NC Media Watch

A quest for reason and accuracy in letters to the editor, guest editorials and other issues of interest to the citizens of Western Nevada County.

Saturday, April 09, 2005

Let's get our facts right before awarding halos

Anna over at NCFocus is giving out halos for some faulty thinking.

She pats Chris Mooney on the back for writing that the norms of journalism can lead to faulty science reporting. It is bad to present both sides of a science debate according to Mooney. I suggest that Mooney contributes to faulty journalism by not doing his home work. We already have too much one sided reporting on global warming. See details in State of Fear.
In the Columbia Journalism Review article, I argued that the journalistic norm of "balance" has no parallel in the scientific world and, when artificially grafted onto that world, can lead reporters to distort or misrepresent what’s known, to create controversies where none actually exist, or to fall prey to the ploys of interest groups who demand equal treatment for their "scientific" claims. To address this problem, I suggested that when it comes to reporting on science-related controversies, journalists should avoid the trap of "he said/she said/we’re clueless" coverage and instead actually help their readers evaluate the credibility of competing claims. In doing so, journalists should rely on the principle that extraordinary assertions require extraordinary proof to back them up, and bear in mind that the processes of scientific peer review and consensus building should not be discarded lightly, if at all. While some scientific uncertainty remains in the climate field, the most rigorous peer-reviewed assessments--produced roughly every five years by the United Nationsí Intergovernmental Panel on Climate Change (IPCC)--have cemented a consensus view that human greenhouse gas emissions are helping to fuel the greenhouse effect.
First, the IPCC assessment Reports are not peer reviewed. It is true that peer reviewed scientists worked on the science sections, but the reports were not peer reviewed.

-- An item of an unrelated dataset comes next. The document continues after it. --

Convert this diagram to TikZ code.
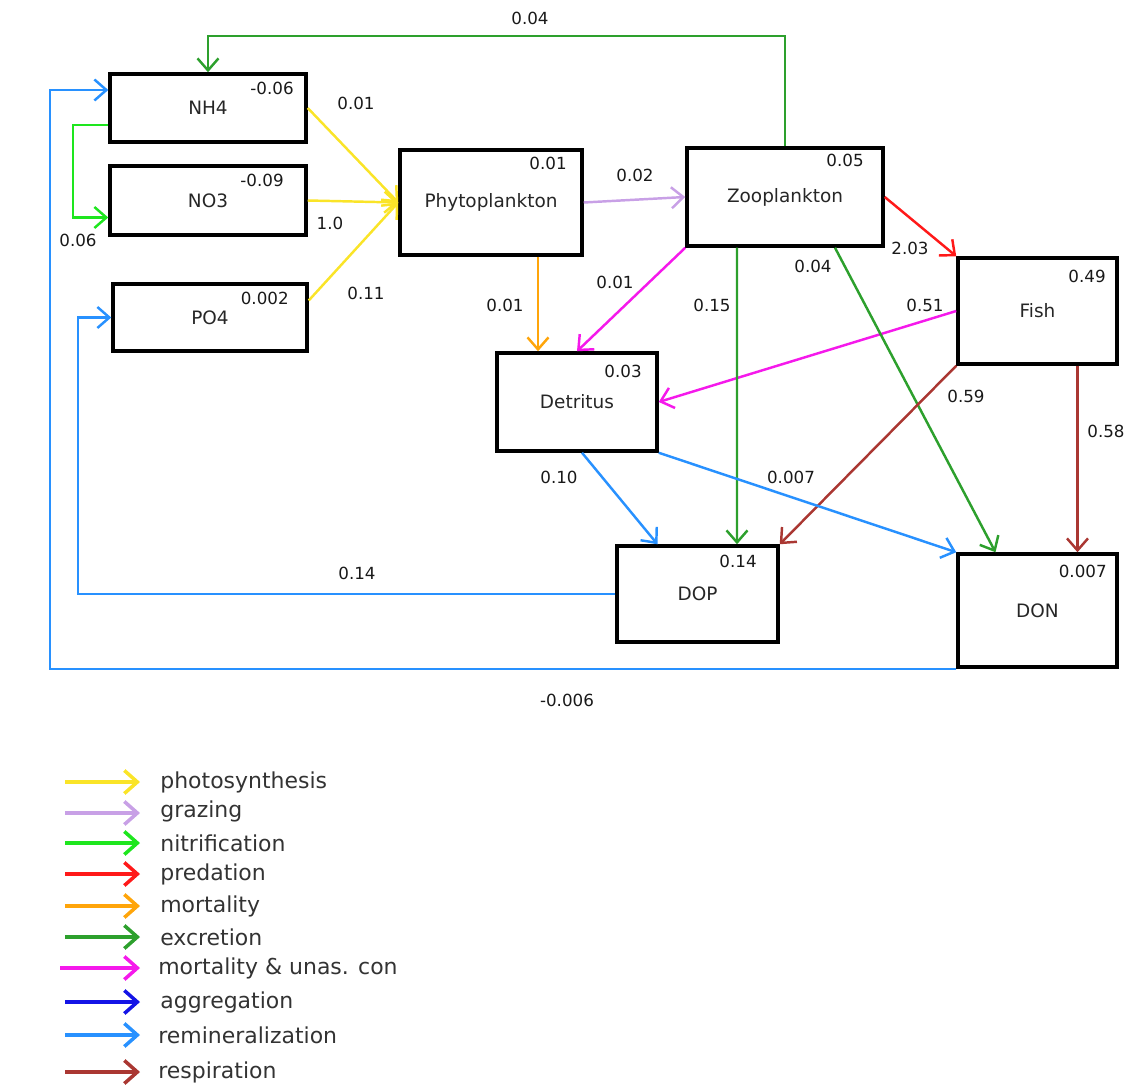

Second, if you read the full report, not the summary written by non-scientist with a political agenda, you will find a great deal of uncertainty about human global warming.
This position isn’t simply based on deductions from physical first principles (although those are hard to argue with; virtually no one disputes that a greenhouse effect exists or that carbon dioxide is a greenhouse gas).
Third, the global warming forecast in the IPCC reports is not based on the observation of first principles, it is based on computer models. Computer models are only a simple reflection of a very complex real world. In addition to the uncertainty of climate modeling, Canadian scientists Stephen McIntyre and Ross McKitrick, found a mathematical flaw in the computer program used to show the rapid increase in temperatures over the past 50 years. When test data made up of random numbers is used in place of 70 climate proxy data files, derived from tree ring growth patterns, the model produced the same results (Geophysical Letters). By the way Geophysical Letters is a peer reviewed journal. More details on modeling errors click here.
In addition to physical reasoning, we are also seeing a string of record temperature years, as well as the early impacts of human-caused climate change--melting glaciers, pronounced Arctic warming, and shifts in the geographic ranges of species, to name a few examples.
Where is his proof that we are seeing a string of record temperatures? We did in 1998 which was an El Nino year. Details of global temperatures here. Note the trend lines in the data. Yes, the glaciers are melting, but their is no proof it is caused by human caused global warming. We are coming out of the Little Ice Age when the glaciers grew due to more snow, created by atmospheric moisture and cold air. In Glacier National Park the glaciers are declining, yet the regional temperature has remained relatively constant over the last 105 years, according to Park Service Records. Humm, some first principle measurements.

Where is the pronounced Arctic warming? The Arctic Assessment Report, reported the warming, yet the data provided in the report demonstrates that the measured temperatures were with in the normal range of variability for the region. Look at the recorded arctic temps here. More first principle data.

Yes, we are seeing more species move farther North, yet this is not proof of human caused warming. This migration would happen regardless of how the warming came about.

As for the PACNC Myths and Facts, see my analysis here.

Anna's halos are beginning to look a little tarnished.